Obama camp responds to Ferraro
Posted: Tuesday, March 11, 2008 2:58 PM by Domenico Montanaro
From NBC’s Domenico Montanaro
The Obama campaign called for Geraldine Ferraro to step down as a member of the Clinton campaign’s finance committee for comments she made suggesting Obama’s race is why he’s a leading presidential candidate.
"If Obama was a white man, he would not be in this position," Ferraro told Torrance CA’s Daily Breeze Friday as we and others reported this morning. "And if he was a woman (of any color) he would not be in this position. He happens to be very lucky to be who he is. And the country is caught up in the concept."
The Clinton campaign had this response: "We disagree with her," Spokesman Howard Wolfson told Politico.
Rep. Jan Schakowsky (D-IL), called Ferraro a “good friend” and credits her with “clearing a path” for women, but added that “In the heat of the campaign though things get said that shouldn’t. It’s disappointing that Clinton supporters have tried to diminish” Obama. “To suggest that he’s getting preferential treatment” because of his race, she sad, “is out of line. I urge Sen. Clinton to call on advisers and supporters to change the tone of their campaign.”
Axelrod said the Clinton campaign’s response was not enough and that “she ought to be removed” from any responsibilities she has on the campaign’s finance committee or in any other way related to the campaign.
“Ferraro should be denounced and censured by the campaign,” Axelrod said. “Samantha [Power] resigned, because it was not consistent with the kind of campaign we want to run. We want a candidate and president who will live by their words.”

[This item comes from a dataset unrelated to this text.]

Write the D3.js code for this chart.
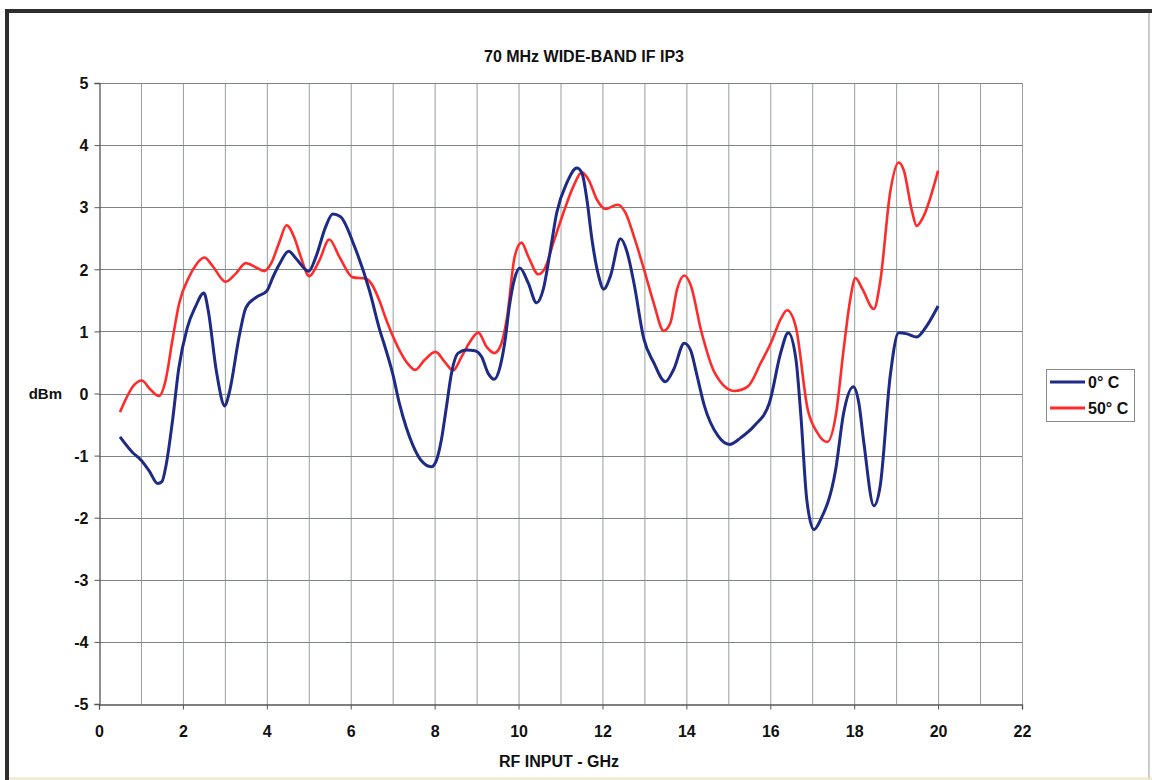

The Clinton campaign called for Obama foreign policy adviser Samantha Power to step down after it was revealed that she had told a Scottish newspaper that she felt Sen. Clinton was “a monster.”
Susan Rice, an Obama foreign policy adviser, this morning on MSNBC said that Ferraro’s comments were worse than Power’s. Axelrod declined to rank the two, but called Ferraro’s comments “part of an insidious pattern” by the campaign. Axelrod cited comments by Bill Shaheen, Bob Johnson and Clinton’s comments on 60 Minutes, in which Axelrod said she did not strongly attest to Obama’s Christianity -- even though the two senators had been to Christian prayer together.
“They need to set a tone and do what we’ve done,” Axelrod said, adding later, “When you wink and nod, you are telling your supporters that anything goes.”
'A real inflation of credentials'
The campaign also attacked Clinton’s foreign policy credentials again. They have recently called into question her role in bringing peace to Northern Ireland and her claim that she “negotiated open borders to let fleeing refugees into safety from Kosovo.”
“There’s a real inflation of credentials over there,” Axelrod said.
*** UPDATE *** On Ferraro's comments, Clinton said, "I do not agree with that. It is regrettable that any of our supporters on both sides, because we’ve both had that experience, say things that kind of veer off into the personal. We ought to keep this on the issues. There are differences between us. There are differences between our approaches on health care, on energy, on our experience, on our results that we’ve produced for people. That’s what this campaign should be about.